Given data:
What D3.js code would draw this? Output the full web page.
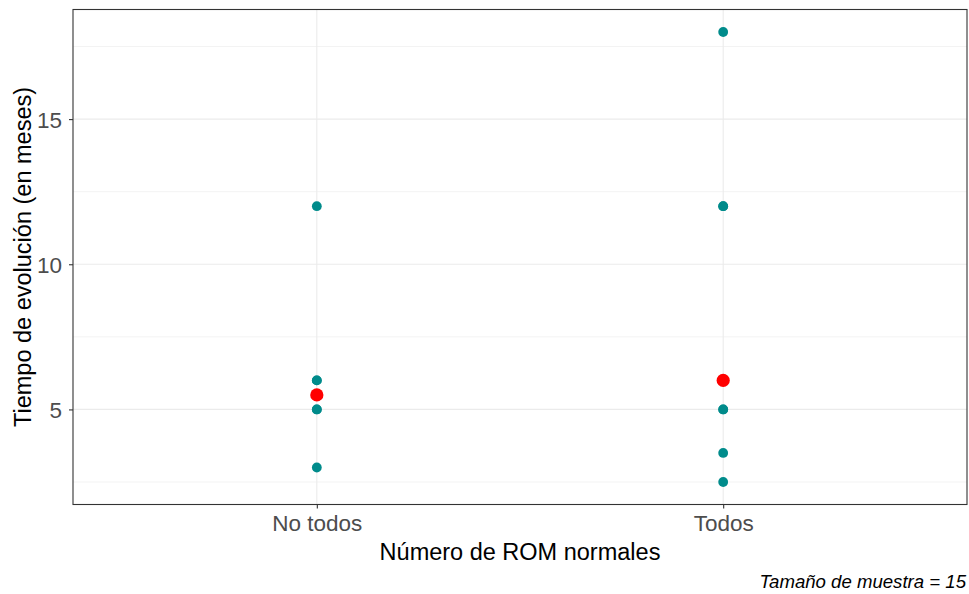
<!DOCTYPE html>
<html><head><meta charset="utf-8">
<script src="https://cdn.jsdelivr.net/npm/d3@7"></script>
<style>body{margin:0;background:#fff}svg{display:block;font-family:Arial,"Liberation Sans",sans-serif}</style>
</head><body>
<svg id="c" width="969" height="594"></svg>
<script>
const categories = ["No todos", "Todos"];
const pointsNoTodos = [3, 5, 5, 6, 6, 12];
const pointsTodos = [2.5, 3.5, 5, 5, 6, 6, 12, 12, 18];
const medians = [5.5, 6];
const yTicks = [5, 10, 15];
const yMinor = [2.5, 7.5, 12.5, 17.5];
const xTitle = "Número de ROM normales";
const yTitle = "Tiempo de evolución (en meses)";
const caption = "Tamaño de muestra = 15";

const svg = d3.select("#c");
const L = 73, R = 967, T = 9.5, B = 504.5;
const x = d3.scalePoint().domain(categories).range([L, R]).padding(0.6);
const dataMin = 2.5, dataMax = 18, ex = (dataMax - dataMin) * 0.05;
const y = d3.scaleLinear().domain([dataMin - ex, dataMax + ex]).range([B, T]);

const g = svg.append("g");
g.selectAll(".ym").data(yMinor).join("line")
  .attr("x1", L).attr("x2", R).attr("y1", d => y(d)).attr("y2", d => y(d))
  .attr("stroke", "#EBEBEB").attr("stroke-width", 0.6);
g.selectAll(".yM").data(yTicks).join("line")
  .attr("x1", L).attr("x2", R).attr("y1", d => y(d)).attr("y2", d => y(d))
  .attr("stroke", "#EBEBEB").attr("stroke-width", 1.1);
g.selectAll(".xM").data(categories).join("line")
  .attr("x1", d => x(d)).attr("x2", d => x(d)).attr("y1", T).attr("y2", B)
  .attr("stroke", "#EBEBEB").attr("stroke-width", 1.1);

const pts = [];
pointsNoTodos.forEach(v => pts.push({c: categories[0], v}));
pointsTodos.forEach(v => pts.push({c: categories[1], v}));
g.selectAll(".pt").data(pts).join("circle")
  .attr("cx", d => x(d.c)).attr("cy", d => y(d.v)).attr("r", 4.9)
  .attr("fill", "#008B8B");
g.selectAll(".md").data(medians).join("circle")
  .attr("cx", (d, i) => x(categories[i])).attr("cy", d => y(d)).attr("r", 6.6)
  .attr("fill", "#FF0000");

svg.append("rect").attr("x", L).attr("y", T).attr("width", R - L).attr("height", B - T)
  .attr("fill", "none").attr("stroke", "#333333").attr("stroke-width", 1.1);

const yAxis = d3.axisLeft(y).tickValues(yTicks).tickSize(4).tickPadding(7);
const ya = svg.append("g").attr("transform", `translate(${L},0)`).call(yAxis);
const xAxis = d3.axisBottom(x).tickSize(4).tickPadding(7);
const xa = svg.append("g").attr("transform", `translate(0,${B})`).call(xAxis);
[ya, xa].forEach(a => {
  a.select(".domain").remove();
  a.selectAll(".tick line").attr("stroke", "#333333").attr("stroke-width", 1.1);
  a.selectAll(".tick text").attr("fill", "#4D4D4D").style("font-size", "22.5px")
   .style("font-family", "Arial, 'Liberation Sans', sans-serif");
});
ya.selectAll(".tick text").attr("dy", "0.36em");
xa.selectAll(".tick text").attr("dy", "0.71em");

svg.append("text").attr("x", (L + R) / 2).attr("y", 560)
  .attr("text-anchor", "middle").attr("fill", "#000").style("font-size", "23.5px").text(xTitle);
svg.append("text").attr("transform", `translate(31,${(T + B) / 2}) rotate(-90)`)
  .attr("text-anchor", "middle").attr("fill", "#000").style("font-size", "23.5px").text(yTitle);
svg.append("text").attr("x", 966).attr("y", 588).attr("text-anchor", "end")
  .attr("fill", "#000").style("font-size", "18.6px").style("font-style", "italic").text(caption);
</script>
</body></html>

What you need to do: All of the data above should be quoted exactly, except for the pictures.

Output below:
What D3.js code would draw this? Output the full web page.
<!DOCTYPE html>
<html><head><meta charset="utf-8">
<script src="https://cdn.jsdelivr.net/npm/d3@7"></script>
<style>body{margin:0;background:#fff}svg{display:block;font-family:Arial,"Liberation Sans",sans-serif}</style>
</head><body>
<svg id="c" width="969" height="594"></svg>
<script>
const categories = ["No todos", "Todos"];
const pointsNoTodos = [3, 5, 5, 6, 6, 12];
const pointsTodos = [2.5, 3.5, 5, 5, 6, 6, 12, 12, 18];
const medians = [5.5, 6];
const yTicks = [5, 10, 15];
const yMinor = [2.5, 7.5, 12.5, 17.5];
const xTitle = "Número de ROM normales";
const yTitle = "Tiempo de evolución (en meses)";
const caption = "Tamaño de muestra = 15";

const svg = d3.select("#c");
const L = 73, R = 967, T = 9.5, B = 504.5;
const x = d3.scalePoint().domain(categories).range([L, R]).padding(0.6);
const dataMin = 2.5, dataMax = 18, ex = (dataMax - dataMin) * 0.05;
const y = d3.scaleLinear().domain([dataMin - ex, dataMax + ex]).range([B, T]);

const g = svg.append("g");
g.selectAll(".ym").data(yMinor).join("line")
  .attr("x1", L).attr("x2", R).attr("y1", d => y(d)).attr("y2", d => y(d))
  .attr("stroke", "#EBEBEB").attr("stroke-width", 0.6);
g.selectAll(".yM").data(yTicks).join("line")
  .attr("x1", L).attr("x2", R).attr("y1", d => y(d)).attr("y2", d => y(d))
  .attr("stroke", "#EBEBEB").attr("stroke-width", 1.1);
g.selectAll(".xM").data(categories).join("line")
  .attr("x1", d => x(d)).attr("x2", d => x(d)).attr("y1", T).attr("y2", B)
  .attr("stroke", "#EBEBEB").attr("stroke-width", 1.1);

const pts = [];
pointsNoTodos.forEach(v => pts.push({c: categories[0], v}));
pointsTodos.forEach(v => pts.push({c: categories[1], v}));
g.selectAll(".pt").data(pts).join("circle")
  .attr("cx", d => x(d.c)).attr("cy", d => y(d.v)).attr("r", 4.9)
  .attr("fill", "#008B8B");
g.selectAll(".md").data(medians).join("circle")
  .attr("cx", (d, i) => x(categories[i])).attr("cy", d => y(d)).attr("r", 6.6)
  .attr("fill", "#FF0000");

svg.append("rect").attr("x", L).attr("y", T).attr("width", R - L).attr("height", B - T)
  .attr("fill", "none").attr("stroke", "#333333").attr("stroke-width", 1.1);

const yAxis = d3.axisLeft(y).tickValues(yTicks).tickSize(4).tickPadding(7);
const ya = svg.append("g").attr("transform", `translate(${L},0)`).call(yAxis);
const xAxis = d3.axisBottom(x).tickSize(4).tickPadding(7);
const xa = svg.append("g").attr("transform", `translate(0,${B})`).call(xAxis);
[ya, xa].forEach(a => {
  a.select(".domain").remove();
  a.selectAll(".tick line").attr("stroke", "#333333").attr("stroke-width", 1.1);
  a.selectAll(".tick text").attr("fill", "#4D4D4D").style("font-size", "22.5px")
   .style("font-family", "Arial, 'Liberation Sans', sans-serif");
});
ya.selectAll(".tick text").attr("dy", "0.36em");
xa.selectAll(".tick text").attr("dy", "0.71em");

svg.append("text").attr("x", (L + R) / 2).attr("y", 560)
  .attr("text-anchor", "middle").attr("fill", "#000").style("font-size", "23.5px").text(xTitle);
svg.append("text").attr("transform", `translate(31,${(T + B) / 2}) rotate(-90)`)
  .attr("text-anchor", "middle").attr("fill", "#000").style("font-size", "23.5px").text(yTitle);
svg.append("text").attr("x", 966).attr("y", 588).attr("text-anchor", "end")
  .attr("fill", "#000").style("font-size", "18.6px").style("font-style", "italic").text(caption);
</script>
</body></html>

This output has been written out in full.